日常开发中使用最多的应该就是集合类型了,本文通过查看一些源码来进一步理解下集合类型协议。
协议继承关系
-
Sequence 提供迭代能力。允许你创建一个迭代器,但是不能保障迭代器只能单次遍历还是支持多次遍历。
public protocol Sequence<Element> { associatedtype Element where Self.Element == Self.Iterator.Element associatedtype Iterator : IteratorProtocol func makeIterator() -> Self.Iterator //... } -
IteratorProtocol 每次提供序列中的一个值。IteratorProtocol 协议与Sequence 协议是紧密相关的,当你使用for-in 遍历集合类型时,内部使用的是Sequence/Collection 的iterator。
public protocol IteratorProtocol<Element> { associatedtype Element ///可以看到返回值是一个可选型,如果有下一个返回下一个,否则返回nil。 mutating func next() -> Self.Element? } -
Collection 继承于Sequence,允许多次遍历。可以通过索引访问其中的元素,还提供了集合切片的能力。
public protocol Collection<Element> : Sequence { subscript(position: Self.Index) -> Self.Element { get } subscript(bounds: Range<Self.Index>) -> Self.SubSequence { get } } -
MutableCollection 继承于Collection,提供通过下标读写的能力。但是不能改变集合本身的长度,比如添加、删除操作是不允许的。

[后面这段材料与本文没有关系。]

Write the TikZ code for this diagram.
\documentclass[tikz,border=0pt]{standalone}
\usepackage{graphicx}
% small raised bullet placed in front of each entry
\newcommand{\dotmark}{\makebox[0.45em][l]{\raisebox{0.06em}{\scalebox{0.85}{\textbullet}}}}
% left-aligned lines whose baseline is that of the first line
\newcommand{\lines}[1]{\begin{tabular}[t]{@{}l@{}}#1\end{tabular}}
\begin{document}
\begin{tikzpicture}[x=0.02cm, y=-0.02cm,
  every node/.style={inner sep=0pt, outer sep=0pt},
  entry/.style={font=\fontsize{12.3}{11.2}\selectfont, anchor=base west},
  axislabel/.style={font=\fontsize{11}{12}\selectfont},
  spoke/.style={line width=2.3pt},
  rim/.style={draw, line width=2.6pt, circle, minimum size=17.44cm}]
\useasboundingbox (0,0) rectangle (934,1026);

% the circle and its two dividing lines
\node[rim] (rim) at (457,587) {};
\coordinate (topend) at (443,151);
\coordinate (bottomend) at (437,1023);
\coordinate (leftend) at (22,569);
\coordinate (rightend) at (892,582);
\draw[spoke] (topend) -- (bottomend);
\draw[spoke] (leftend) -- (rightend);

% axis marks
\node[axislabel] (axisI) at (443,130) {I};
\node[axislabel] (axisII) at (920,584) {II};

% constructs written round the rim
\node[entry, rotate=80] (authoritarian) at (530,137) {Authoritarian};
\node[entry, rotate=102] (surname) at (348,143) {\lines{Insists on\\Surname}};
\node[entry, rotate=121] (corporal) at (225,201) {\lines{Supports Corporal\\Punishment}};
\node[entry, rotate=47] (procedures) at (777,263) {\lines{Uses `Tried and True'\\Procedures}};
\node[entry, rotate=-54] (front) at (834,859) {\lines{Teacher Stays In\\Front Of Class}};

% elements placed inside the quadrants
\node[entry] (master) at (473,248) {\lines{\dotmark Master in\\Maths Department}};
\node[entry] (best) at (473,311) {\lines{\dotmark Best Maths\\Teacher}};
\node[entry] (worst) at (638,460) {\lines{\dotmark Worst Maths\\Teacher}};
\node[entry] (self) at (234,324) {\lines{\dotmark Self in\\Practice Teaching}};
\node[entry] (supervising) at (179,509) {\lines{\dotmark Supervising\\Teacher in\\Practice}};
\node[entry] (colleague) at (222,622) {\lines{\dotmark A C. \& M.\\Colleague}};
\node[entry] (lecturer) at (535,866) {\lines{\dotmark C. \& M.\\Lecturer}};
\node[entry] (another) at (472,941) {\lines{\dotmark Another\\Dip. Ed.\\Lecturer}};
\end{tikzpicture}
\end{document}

public protocol MutableCollection<Element> : Collection where Self.SubSequence : MutableCollection { // 重写了Collection的方法 override subscript(position: Self.Index) -> Self.Element { get set } override subscript(bounds: Range<Self.Index>) -> Self.SubSequence { get set } } -
RangeReplaceableCollection 提供使用一个集合替换当前集合任意子区间的能力。你需要实现init()和replaceSubrange(:with:) 方法,其他的方法都是通过调用replaceSubrange(:with:) 实现的。你也可以通过重写协议中的方法进行自定义实现。

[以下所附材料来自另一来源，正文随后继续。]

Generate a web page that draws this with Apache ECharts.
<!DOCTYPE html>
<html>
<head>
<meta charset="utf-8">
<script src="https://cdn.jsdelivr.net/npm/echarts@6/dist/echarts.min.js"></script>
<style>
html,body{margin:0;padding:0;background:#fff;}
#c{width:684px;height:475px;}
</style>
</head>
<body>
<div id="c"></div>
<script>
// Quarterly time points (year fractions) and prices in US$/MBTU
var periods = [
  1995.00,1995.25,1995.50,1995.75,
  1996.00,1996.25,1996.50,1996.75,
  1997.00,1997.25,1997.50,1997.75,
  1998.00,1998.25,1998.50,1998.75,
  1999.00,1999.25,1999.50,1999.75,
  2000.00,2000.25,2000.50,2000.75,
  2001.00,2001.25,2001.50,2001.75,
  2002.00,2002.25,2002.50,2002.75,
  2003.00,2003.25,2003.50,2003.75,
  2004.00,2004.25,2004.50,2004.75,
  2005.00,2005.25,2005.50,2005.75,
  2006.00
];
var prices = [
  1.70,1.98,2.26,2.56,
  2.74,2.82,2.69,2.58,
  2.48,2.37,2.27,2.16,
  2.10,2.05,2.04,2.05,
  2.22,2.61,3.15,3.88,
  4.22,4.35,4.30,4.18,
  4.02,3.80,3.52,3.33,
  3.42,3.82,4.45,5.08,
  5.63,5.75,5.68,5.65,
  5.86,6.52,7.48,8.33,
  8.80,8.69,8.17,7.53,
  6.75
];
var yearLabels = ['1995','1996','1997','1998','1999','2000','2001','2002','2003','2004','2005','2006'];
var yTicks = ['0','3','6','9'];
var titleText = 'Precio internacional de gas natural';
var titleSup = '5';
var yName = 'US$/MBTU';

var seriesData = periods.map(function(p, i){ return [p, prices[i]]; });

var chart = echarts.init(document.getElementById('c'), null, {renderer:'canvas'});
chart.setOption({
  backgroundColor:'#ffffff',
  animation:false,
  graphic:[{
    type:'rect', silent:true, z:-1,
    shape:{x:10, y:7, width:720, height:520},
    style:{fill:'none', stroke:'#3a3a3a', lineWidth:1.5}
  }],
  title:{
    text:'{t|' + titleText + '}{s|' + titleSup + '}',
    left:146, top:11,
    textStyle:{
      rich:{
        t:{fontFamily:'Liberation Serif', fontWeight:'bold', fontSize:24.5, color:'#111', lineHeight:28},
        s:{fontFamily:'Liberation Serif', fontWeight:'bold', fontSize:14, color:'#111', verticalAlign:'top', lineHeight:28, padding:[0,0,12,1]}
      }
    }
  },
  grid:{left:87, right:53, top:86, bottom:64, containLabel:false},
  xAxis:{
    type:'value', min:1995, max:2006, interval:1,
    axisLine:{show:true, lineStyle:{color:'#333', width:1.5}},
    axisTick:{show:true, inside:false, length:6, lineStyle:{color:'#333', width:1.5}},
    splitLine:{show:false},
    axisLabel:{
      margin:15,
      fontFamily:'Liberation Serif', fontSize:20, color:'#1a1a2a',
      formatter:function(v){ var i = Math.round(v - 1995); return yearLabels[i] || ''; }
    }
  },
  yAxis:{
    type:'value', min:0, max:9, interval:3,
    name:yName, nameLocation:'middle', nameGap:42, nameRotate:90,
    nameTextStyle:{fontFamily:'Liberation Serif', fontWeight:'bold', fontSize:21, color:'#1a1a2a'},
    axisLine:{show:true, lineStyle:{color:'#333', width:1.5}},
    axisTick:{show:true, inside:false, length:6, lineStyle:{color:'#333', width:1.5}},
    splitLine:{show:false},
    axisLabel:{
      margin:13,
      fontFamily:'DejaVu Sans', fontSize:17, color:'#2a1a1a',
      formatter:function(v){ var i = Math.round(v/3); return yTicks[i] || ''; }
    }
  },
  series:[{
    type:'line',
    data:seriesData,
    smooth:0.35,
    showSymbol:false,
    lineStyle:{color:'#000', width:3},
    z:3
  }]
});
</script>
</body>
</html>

public protocol RangeReplaceableCollection<Element> : Collection where Self.SubSequence : RangeReplaceableCollection { init() mutating func replaceSubrange<C>(_ subrange: Range<Self.Index>, with newElements: C) where C : Collection, Self.Element == C.Element mutating func append(_ newElement: Self.Element) mutating func insert(_ newElement: Self.Element, at i: Self.Index) mutating func remove(at i: Self.Index) -> Self.Element //... } -
BidirectionalCollection 提供逆向遍历的能力。
public protocol BidirectionalCollection<Element> : Collection where Self.Indices : BidirectionalCollection, Self.SubSequence : BidirectionalCollection { func index(before i: Self.Index) -> Self.Index //... } -
RandomAccessCollection 提供了高效的索引计算能力。要求把索引移动任意距离和计算索引间距离的时间复杂度为O(1)。
public protocol RandomAccessCollection<Element> : BidirectionalCollection where Self.Indices : RandomAccessCollection, Self.SubSequence : RandomAccessCollection { func index(_ i: Self.Index, offsetBy distance: Int) -> Self.Index func distance(from start: Self.Index, to end: Self.Index) -> Int //... } -
LazySequenceProtocol 只有在访问序列中的元素时才开始计算这个元素的具体值。可以避免不必要的内存分配和计算。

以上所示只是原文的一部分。